Information shown:
-- Start --

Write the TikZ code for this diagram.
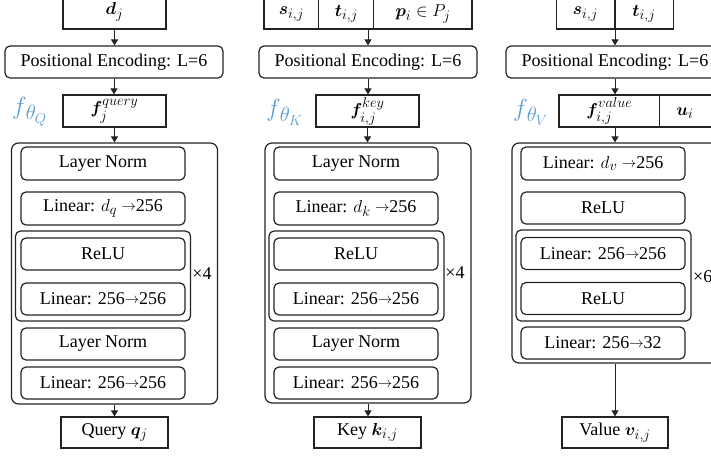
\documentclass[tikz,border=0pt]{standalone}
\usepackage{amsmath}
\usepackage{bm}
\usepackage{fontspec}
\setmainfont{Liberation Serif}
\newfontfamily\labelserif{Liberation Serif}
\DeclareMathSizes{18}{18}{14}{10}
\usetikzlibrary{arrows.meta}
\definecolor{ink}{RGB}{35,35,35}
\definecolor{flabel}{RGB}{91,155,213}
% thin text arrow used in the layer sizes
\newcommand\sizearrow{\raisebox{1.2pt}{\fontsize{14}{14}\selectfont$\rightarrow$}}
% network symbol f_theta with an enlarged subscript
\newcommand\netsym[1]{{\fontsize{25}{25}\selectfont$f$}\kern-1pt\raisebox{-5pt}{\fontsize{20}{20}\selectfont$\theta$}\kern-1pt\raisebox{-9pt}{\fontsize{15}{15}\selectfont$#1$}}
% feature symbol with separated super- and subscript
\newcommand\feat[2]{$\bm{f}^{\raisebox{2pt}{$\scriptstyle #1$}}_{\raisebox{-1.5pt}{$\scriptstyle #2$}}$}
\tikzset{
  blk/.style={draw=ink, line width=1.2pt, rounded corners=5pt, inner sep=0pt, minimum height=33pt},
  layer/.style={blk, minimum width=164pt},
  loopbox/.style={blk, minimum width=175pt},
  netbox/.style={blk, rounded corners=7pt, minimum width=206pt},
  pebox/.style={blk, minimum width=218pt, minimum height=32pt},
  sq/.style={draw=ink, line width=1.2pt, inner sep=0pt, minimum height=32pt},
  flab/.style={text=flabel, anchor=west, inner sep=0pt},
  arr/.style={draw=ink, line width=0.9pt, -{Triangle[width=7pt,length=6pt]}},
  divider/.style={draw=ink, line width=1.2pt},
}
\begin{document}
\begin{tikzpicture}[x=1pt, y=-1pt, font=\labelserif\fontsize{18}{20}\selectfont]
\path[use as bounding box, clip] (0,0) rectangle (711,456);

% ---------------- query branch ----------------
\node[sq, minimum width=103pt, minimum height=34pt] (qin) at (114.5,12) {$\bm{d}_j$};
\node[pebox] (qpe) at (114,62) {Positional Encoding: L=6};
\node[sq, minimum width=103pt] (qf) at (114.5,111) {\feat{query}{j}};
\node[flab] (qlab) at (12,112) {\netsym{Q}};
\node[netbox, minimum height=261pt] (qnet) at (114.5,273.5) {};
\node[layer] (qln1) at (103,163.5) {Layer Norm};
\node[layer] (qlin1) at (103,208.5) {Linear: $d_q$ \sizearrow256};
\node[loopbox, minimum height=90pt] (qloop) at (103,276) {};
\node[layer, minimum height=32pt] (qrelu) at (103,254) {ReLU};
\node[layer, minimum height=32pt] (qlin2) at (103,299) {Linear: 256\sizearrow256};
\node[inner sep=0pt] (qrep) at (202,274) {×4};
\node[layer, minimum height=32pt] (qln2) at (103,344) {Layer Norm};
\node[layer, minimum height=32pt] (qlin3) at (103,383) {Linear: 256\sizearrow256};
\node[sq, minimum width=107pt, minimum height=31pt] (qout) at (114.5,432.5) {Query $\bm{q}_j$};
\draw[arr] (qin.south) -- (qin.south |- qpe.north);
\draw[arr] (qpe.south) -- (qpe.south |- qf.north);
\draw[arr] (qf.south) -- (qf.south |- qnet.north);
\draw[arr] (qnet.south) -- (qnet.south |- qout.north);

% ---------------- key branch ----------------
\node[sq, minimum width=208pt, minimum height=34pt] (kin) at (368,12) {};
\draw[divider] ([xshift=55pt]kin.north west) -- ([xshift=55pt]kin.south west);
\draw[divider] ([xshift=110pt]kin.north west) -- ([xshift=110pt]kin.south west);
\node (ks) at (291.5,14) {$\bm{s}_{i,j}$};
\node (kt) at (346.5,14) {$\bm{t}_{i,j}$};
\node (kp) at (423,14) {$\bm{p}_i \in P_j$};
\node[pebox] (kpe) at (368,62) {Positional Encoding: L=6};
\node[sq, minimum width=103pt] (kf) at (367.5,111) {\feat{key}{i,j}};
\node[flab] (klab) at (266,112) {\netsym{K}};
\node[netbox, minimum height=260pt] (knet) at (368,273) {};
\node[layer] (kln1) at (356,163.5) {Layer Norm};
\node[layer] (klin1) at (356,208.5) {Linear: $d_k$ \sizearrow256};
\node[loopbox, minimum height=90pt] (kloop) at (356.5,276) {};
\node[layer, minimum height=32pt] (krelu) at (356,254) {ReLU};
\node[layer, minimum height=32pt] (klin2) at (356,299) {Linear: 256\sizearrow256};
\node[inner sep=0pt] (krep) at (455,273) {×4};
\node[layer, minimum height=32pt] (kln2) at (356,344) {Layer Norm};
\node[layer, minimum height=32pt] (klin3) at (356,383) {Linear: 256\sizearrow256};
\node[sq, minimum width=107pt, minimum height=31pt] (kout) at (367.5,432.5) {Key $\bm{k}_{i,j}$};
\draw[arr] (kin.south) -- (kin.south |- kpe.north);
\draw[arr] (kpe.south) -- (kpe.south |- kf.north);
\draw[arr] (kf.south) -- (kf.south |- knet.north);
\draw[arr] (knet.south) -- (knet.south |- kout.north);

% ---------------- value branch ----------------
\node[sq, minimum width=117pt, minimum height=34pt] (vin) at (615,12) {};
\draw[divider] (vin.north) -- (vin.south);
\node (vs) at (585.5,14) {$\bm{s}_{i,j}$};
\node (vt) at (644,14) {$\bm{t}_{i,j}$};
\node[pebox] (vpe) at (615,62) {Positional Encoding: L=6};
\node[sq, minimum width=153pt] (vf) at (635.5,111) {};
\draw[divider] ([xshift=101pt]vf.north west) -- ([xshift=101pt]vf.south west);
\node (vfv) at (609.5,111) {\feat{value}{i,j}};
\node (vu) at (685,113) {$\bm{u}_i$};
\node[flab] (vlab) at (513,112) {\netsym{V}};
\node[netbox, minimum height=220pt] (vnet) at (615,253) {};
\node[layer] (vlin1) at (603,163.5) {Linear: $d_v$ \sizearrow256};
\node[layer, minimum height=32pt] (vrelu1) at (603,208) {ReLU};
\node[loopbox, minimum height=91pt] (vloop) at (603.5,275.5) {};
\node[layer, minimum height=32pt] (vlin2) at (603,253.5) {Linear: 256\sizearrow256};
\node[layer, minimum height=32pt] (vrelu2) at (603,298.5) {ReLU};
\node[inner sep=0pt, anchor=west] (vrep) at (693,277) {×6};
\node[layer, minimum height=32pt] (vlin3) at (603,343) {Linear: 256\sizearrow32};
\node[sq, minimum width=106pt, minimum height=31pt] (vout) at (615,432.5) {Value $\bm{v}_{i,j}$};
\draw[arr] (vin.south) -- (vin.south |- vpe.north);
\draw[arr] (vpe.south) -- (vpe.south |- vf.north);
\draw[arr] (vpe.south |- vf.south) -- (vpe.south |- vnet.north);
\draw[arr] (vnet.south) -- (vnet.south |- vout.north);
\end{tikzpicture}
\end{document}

-- End --

Everything from the first line to the line with "(0,0) rectangle (711,456);" must be repeated exactly, and nothing else. Leave the pictures out.

Write the TikZ code for this diagram.
\documentclass[tikz,border=0pt]{standalone}
\usepackage{amsmath}
\usepackage{bm}
\usepackage{fontspec}
\setmainfont{Liberation Serif}
\newfontfamily\labelserif{Liberation Serif}
\DeclareMathSizes{18}{18}{14}{10}
\usetikzlibrary{arrows.meta}
\definecolor{ink}{RGB}{35,35,35}
\definecolor{flabel}{RGB}{91,155,213}
% thin text arrow used in the layer sizes
\newcommand\sizearrow{\raisebox{1.2pt}{\fontsize{14}{14}\selectfont$\rightarrow$}}
% network symbol f_theta with an enlarged subscript
\newcommand\netsym[1]{{\fontsize{25}{25}\selectfont$f$}\kern-1pt\raisebox{-5pt}{\fontsize{20}{20}\selectfont$\theta$}\kern-1pt\raisebox{-9pt}{\fontsize{15}{15}\selectfont$#1$}}
% feature symbol with separated super- and subscript
\newcommand\feat[2]{$\bm{f}^{\raisebox{2pt}{$\scriptstyle #1$}}_{\raisebox{-1.5pt}{$\scriptstyle #2$}}$}
\tikzset{
  blk/.style={draw=ink, line width=1.2pt, rounded corners=5pt, inner sep=0pt, minimum height=33pt},
  layer/.style={blk, minimum width=164pt},
  loopbox/.style={blk, minimum width=175pt},
  netbox/.style={blk, rounded corners=7pt, minimum width=206pt},
  pebox/.style={blk, minimum width=218pt, minimum height=32pt},
  sq/.style={draw=ink, line width=1.2pt, inner sep=0pt, minimum height=32pt},
  flab/.style={text=flabel, anchor=west, inner sep=0pt},
  arr/.style={draw=ink, line width=0.9pt, -{Triangle[width=7pt,length=6pt]}},
  divider/.style={draw=ink, line width=1.2pt},
}
\begin{document}
\begin{tikzpicture}[x=1pt, y=-1pt, font=\labelserif\fontsize{18}{20}\selectfont]
\path[use as bounding box, clip] (0,0) rectangle (711,456);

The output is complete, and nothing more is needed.